Thursday, April 15, 2010
K-STATE'S WOMEN IN ENGINEERING AND SCIENCE PROGRAM RECOGNIZED AS BEST IN THE NATION
MANHATTAN -- A Kansas State University program that cultivates the science and technology interests of women from grade school through postgraduate levels is being nationally recognized for excellence.
K-State's Women in Engineering and Science Program, also known as WESP, has received the Women in Engineering Program Award as the nation's outstanding Women in Engineering program. The award, from the Women in Engineering Pro-Active Network, was presented at the network's joint conference with the National Association of Multicultural Engineering Program Advocates, April 12-14, in Baltimore, Md.
The award is presented annually to one outstanding Women in Engineering program that is serving as a model for other institutions. To be considered, the program has to have been in existence for five or more years and have assessment data that shows how the program has made an impact. The honor includes a plaque and opportunity to speak on an experts' panel at the next Women in Engineering Pro-Active Network national conference.
The Women in Engineering and Science Program is a collaborative effort between K-State's colleges of Engineering and Arts and Sciences, according to Kimberly Douglas-Mankin, director.
"WESP designs and implements programs that make K-State a better place for women to pursue their interests in science and engineering," Douglas-Mankin said. "Programming is structured around three purposes: promoting awareness, building community and providing support. While programming is designed to benefit female students in engineering and science, many of the programs offered by the WESP office serve all students. The reality is that the things that make K-State better for women scientists and engineers also make K-State better for everyone."

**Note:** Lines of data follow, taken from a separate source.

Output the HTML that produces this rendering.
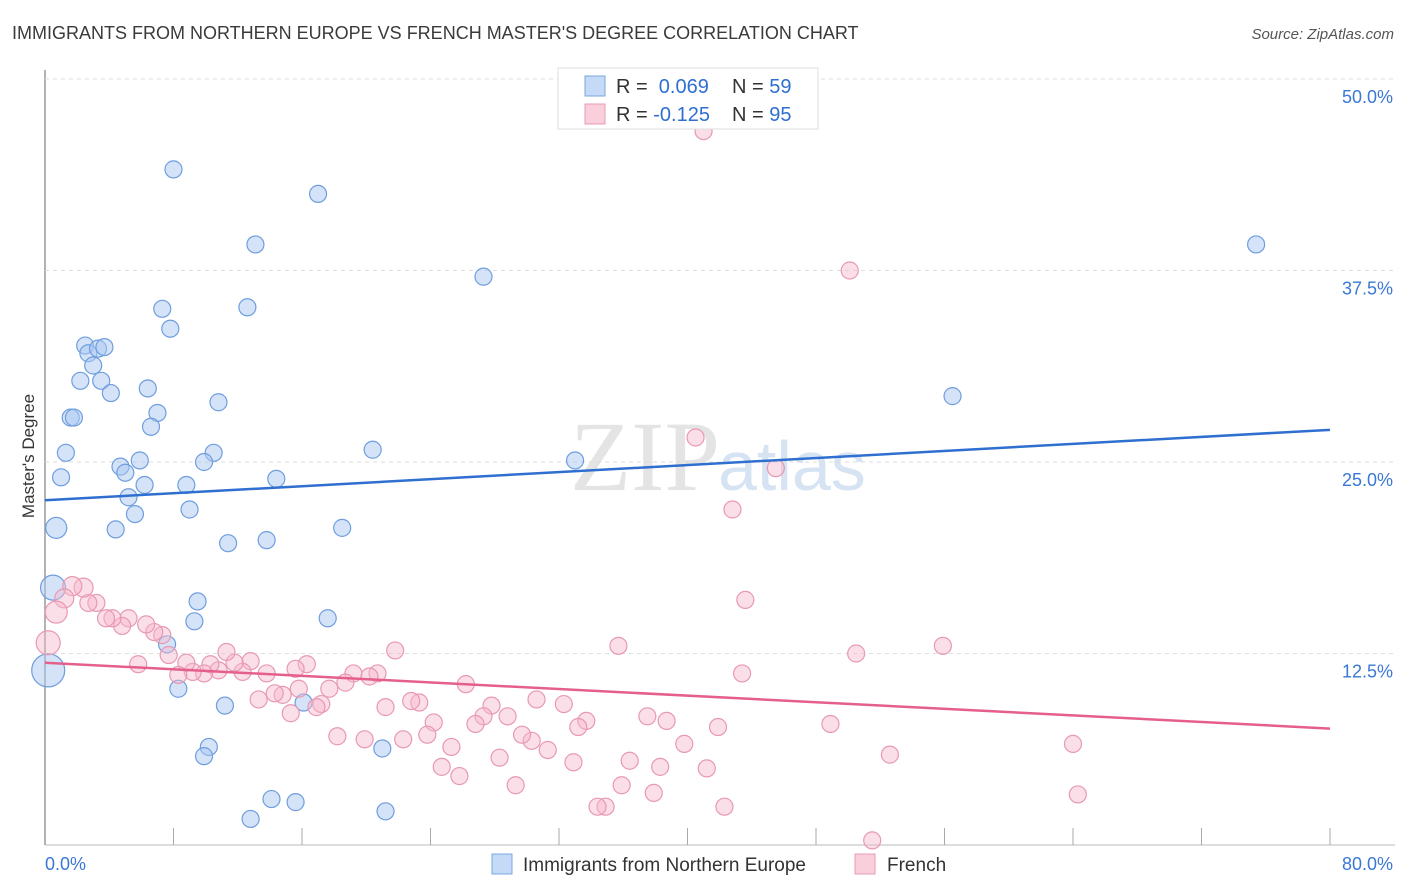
<!DOCTYPE html>
<html><head><meta charset="utf-8"><style>
body{margin:0;background:#fff;font-family:"Liberation Sans",sans-serif;}
svg{display:block}
</style></head><body>
<svg id="c" width="1406" height="892" data-name="correlation-chart" data-interactable="false" xmlns="http://www.w3.org/2000/svg">
<text x="12" y="39" font-size="18" fill="#3a3a3a" data-name="chart-title" data-interactable="false">IMMIGRANTS FROM NORTHERN EUROPE VS FRENCH MASTER'S DEGREE CORRELATION CHART</text>
<text x="1394" y="39" font-size="15" fill="#555" font-style="italic" text-anchor="end" data-name="source-label" data-interactable="false">Source: ZipAtlas.com</text>
<text x="720" y="490" font-size="100" fill="#e4e4e4" text-anchor="end" font-family="Liberation Serif,serif" data-name="watermark-zip" data-interactable="false">ZIP</text>
<text x="718" y="490" font-size="70" fill="#d6e3f3" data-name="watermark-atlas" data-interactable="false">atlas</text>
<text transform="translate(34,456) rotate(-90)" font-size="17" fill="#333" text-anchor="middle" data-name="y-axis-title" data-interactable="false">Master's Degree</text>
<g id="grid"></g><g id="pts"></g><g id="lines"></g>
<g data-name="legend" data-interactable="false">
<rect x="558" y="68" width="260" height="61" fill="#fff" stroke="#ddd"/>
<rect x="585" y="76" width="20" height="20" fill="#c5daf6" stroke="#7aa7e0" data-name="legend-swatch-blue" data-interactable="false"/>
<rect x="585" y="104" width="20" height="20" fill="#f9cfdc" stroke="#eb9ab4" data-name="legend-swatch-pink" data-interactable="false"/>
<text x="616" y="93" font-size="20" fill="#333" data-name="legend-r-blue" data-interactable="false">R = <tspan fill="#2e6fd1">&#160;0.069</tspan><tspan x="732">N = </tspan><tspan fill="#2e6fd1">59</tspan></text>
<text x="616" y="121" font-size="20" fill="#333" data-name="legend-r-pink" data-interactable="false">R = <tspan fill="#2e6fd1">-0.125</tspan><tspan x="732">N = </tspan><tspan fill="#2e6fd1">95</tspan></text>
</g>
<g data-name="bottom-legend" data-interactable="false">
<rect x="492" y="854" width="20" height="20" fill="#c5daf6" stroke="#7aa7e0"/>
<text x="523" y="871" font-size="19" fill="#333" data-name="legend-entry-northern-europe" data-interactable="false">Immigrants from Northern Europe</text>
<rect x="855" y="854" width="20" height="20" fill="#f9cfdc" stroke="#eb9ab4"/>
<text x="887" y="871" font-size="19" fill="#333" data-name="legend-entry-french" data-interactable="false">French</text>
</g>
</svg>
<script>
const yTicks=[12.5,25,37.5,50];
const yTickLabels=["12.5%","25.0%","37.5%","50.0%"];
const blueX=[8.0,17.0,13.1,27.3,75.4,7.3,12.6,7.8,2.5,2.7,3.3,3.7,3.0,2.2,3.5,4.1,6.4,10.8,1.6,1.8,7.0,6.6,1.3,10.5,9.9,4.7,5.9,5.0,5.2,6.2,8.8,1.0,14.4,20.4,33.0,56.5,0.7,4.4,5.6,9.0,11.4,13.8,18.5,0.5,9.5,9.3,17.6,7.6,8.3,11.2,16.1,0.2,10.2,9.9,21.0,14.1,15.6,12.8,21.2];
const blueY=[44.1,42.5,39.2,37.1,39.2,35.0,35.1,33.7,32.6,32.1,32.4,32.5,31.3,30.3,30.3,29.5,29.8,28.9,27.9,27.9,28.2,27.3,25.6,25.6,25.0,24.7,25.1,24.3,22.7,23.5,23.5,24.0,23.9,25.8,25.1,29.3,20.7,20.6,21.6,21.9,19.7,19.9,20.7,16.8,15.9,14.6,14.8,13.1,10.2,9.1,9.3,11.4,6.4,5.8,6.3,3.0,2.8,1.7,2.2];
const blueR=[8,8,8,8,8,8,8,8,8,8,8,8,8,8,8,8,8,8,8,8,8,8,8,8,8,8,8,8,8,8,8,8,8,8,8,8,10,8,8,8,8,8,8,12,8,8,8,8,8,8,8,16,8,8,8,8,8,8,8];
const pinkX=[41.0,50.1,40.5,45.5,42.8,43.6,50.5,55.9,64.0,64.3,51.5,52.6,48.9,43.4,41.9,41.2,42.3,39.8,38.7,38.3,37.9,37.5,36.4,35.9,35.7,34.9,34.4,33.7,33.2,32.9,32.3,31.3,30.6,30.3,29.7,29.3,28.8,28.3,27.8,27.3,26.8,26.2,25.8,25.3,24.7,24.2,23.8,23.3,22.8,22.3,21.8,21.2,20.7,20.2,19.9,19.2,18.7,18.2,17.7,17.2,16.9,16.3,15.8,15.3,14.8,14.3,13.8,13.3,12.8,12.3,11.8,11.3,10.8,10.3,9.9,9.2,8.8,8.3,7.7,7.3,6.8,6.3,5.8,5.2,4.8,4.2,3.8,3.2,2.7,2.4,1.7,1.2,0.7,0.2,15.6];
const pinkY=[46.6,37.5,26.6,24.6,21.9,16.0,12.5,13.0,6.6,3.3,0.3,5.9,7.9,11.2,7.7,5.0,2.5,6.6,8.1,5.1,3.4,8.4,5.5,3.9,13.0,2.5,2.5,8.1,7.7,5.4,9.2,6.2,9.5,6.8,7.2,3.9,8.4,5.7,9.1,8.4,7.9,10.5,4.5,6.4,5.1,8.0,7.2,9.3,9.4,6.9,12.7,9.0,11.2,11.0,6.9,11.2,10.6,7.1,10.2,9.2,9.0,11.8,10.2,8.6,9.8,9.9,11.2,9.5,12.0,11.3,11.9,12.6,11.4,11.8,11.2,11.3,11.9,11.1,12.4,13.7,13.9,14.4,11.8,14.8,14.3,14.8,14.8,15.8,15.8,16.8,16.9,16.1,15.2,13.2,11.5,7.9,8.6];
const trendBlue=[22.5,27.1],trendPink=[11.9,7.6];
const X=v=>45+v*1285/80, Y=v=>845-v*766/50;
const NS="http://www.w3.org/2000/svg";
function mk(t,a,p){const e=document.createElementNS(NS,t);for(const k in a)e.setAttribute(k,a[k]);p.appendChild(e);return e;}
function pinkRadius(i){const px=X(pinkX[i]),py=Y(pinkY[i]);
 if(px<70&&py>630&&py<655)return 12;
 if(px<78&&py>600&&py<620)return 11;
 if(px<100&&py>575&&py<600)return 9.5;
 return 8.5;}
const g=document.getElementById('grid');
mk('line',{x1:45,y1:70,x2:45,y2:845,stroke:'#999','stroke-width':1.5},g).setAttribute('data-name','y-axis-line');
const ax=mk('line',{x1:45,y1:845,x2:1395,y2:845,stroke:'#bbb'},g);
ax.setAttribute('data-name','x-axis-line');
yTicks.forEach((v,i)=>{
 const l=mk('line',{x1:45,y1:Y(v),x2:1395,y2:Y(v),stroke:'#ddd','stroke-dasharray':'4,4'},g);
 l.setAttribute('data-name','gridline');
 const t=mk('text',{x:1393,y:Y(v)+24,'font-size':18,fill:'#3a78d6','text-anchor':'end'},g);
 t.textContent=yTickLabels[i];
 t.setAttribute('data-name','y-tick-label');
 t.setAttribute('data-interactable','false');
});
for(let i=1;i<=10;i++){const t=mk('line',{x1:X(i*8),y1:828,x2:X(i*8),y2:845,stroke:'#aaa'},g);t.setAttribute('data-name','x-tick');}
const xl=mk('text',{x:45,y:870,'font-size':18,fill:'#3a78d6'},g);xl.textContent='0.0%';
xl.setAttribute('data-name','x-tick-label-min');
const xr=mk('text',{x:1393,y:870,'font-size':18,fill:'#3a78d6','text-anchor':'end'},g);xr.textContent='80.0%';
xr.setAttribute('data-name','x-tick-label-max');
const p=document.getElementById('pts');
blueX.forEach((v,i)=>{const c=mk('circle',{cx:X(v),cy:Y(blueY[i]),r:blueR[i]+0.5,fill:'rgba(170,200,242,0.5)',stroke:'#6f9ede','stroke-width':1.2},p);
c.setAttribute('data-name','point-northern-europe');
c.setAttribute('data-interactable','true');});
pinkX.forEach((v,i)=>{const c=mk('circle',{cx:X(v),cy:Y(pinkY[i]),r:pinkRadius(i),fill:'rgba(246,184,204,0.45)',stroke:'#e899b2','stroke-width':1.2},p);
c.setAttribute('data-name','point-french');
c.setAttribute('data-interactable','true');});
const L=document.getElementById('lines');
const lb=mk('line',{x1:X(0),y1:Y(trendBlue[0]),x2:X(80),y2:Y(trendBlue[1]),stroke:'#2f6fd0','stroke-width':2.5},L);
lb.setAttribute('data-name','trend-line-northern-europe');
const lp=mk('line',{x1:X(0),y1:Y(trendPink[0]),x2:X(80),y2:Y(trendPink[1]),stroke:'#e55f8c','stroke-width':2.5},L);
lp.setAttribute('data-name','trend-line-french');
</script>
</body></html>
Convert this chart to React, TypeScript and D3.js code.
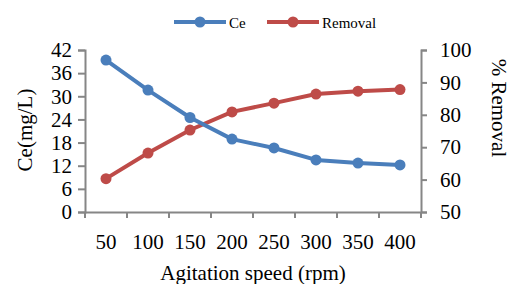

Douglas-Mankin said the Women in Science and Engineering Program creates a wide range of opportunities for students to connect with program participants and others who are passionate about engineering and science.
"It's a pipeline of ways to be involved from grade school through graduate school and beyond," she said. "Individuals can be engaged in ways that are tailored to their needs. Some are involved in many different ways, and others are involved in individual programs. The important thing is that they have opportunities to build relationships and reinforce their excitement for engineering and science."
The program offers GROW -- Girls Researching Our World -- and EXCITE! -- EXploring sCIence, Technology and Engineering -- for middle school- to high school-age girls; Scholars Assisting Scholars, a free tutoring program for engineering and the sciences that employs K-State students who actually attend the class they tutor; CSI or CampuS Internship program, gives first-year students the opportunity to participate in academic research in their discipline early in their college careers; and CONNECT, a program that helps family members understand how to support student success in engineering or science.
The Women in Engineering and Science Program also is a partner of K-State's ADVANCE institutional transformation program, a coordinated campus effort to achieve institutional transformation by increasing the participation and advancement of women faculty in the science, mathematics and engineering disciplines.
"WESP has made a difference at K-State by building programs that allow students, faculty, and staff to share their enthusiasm and passion for science and engineering, and build relationships with those who are younger in terms of age or knowledge," Douglas-Mankin said. "Programs are designed to maximize impact while minimizing the time investment of those who contribute. We are a catalyst for recruiting and retaining women in engineering and science."
Douglas-Mankin said K-State's Women in Engineering and Science Program is a model for similar programs because it helps build networks and community for young women to inspire their interest in engineering and science, and it helps them overcome the day-to-day challenges of being underrepresented in engineering and science.
"WESP is unique in that it builds programs to address the needs of female students -- but WESP programs are accessible to everyone, not exclusively women," she said. "WESP also develops new tools to document our successes and failures so we can assess if programs are having an impact. This allows others to see the value of what we've done, and helps us all be smarter as we invest in future scientists and engineers."
While the Women in Engineering and Science Program actually received the award, the honor is the result of the difference that numerous people across campus have been making to support female students through the program's offerings, Douglas-Mankin said.
"We are making a difference for students pursuing engineering and the results show it," she said.
The Women in Engineering Pro-Active Network is a national not-for-profit organization with more than 600 members from engineering schools, small businesses, Fortune 500 corporations and nonprofit organizations. The network works to transform culture in engineering education to attract, retain and graduate women. The network's members represent 150 college and university campuses and reach 42,890 female engineering students or 60 percent of the female engineering students through campus-based programs and initiatives.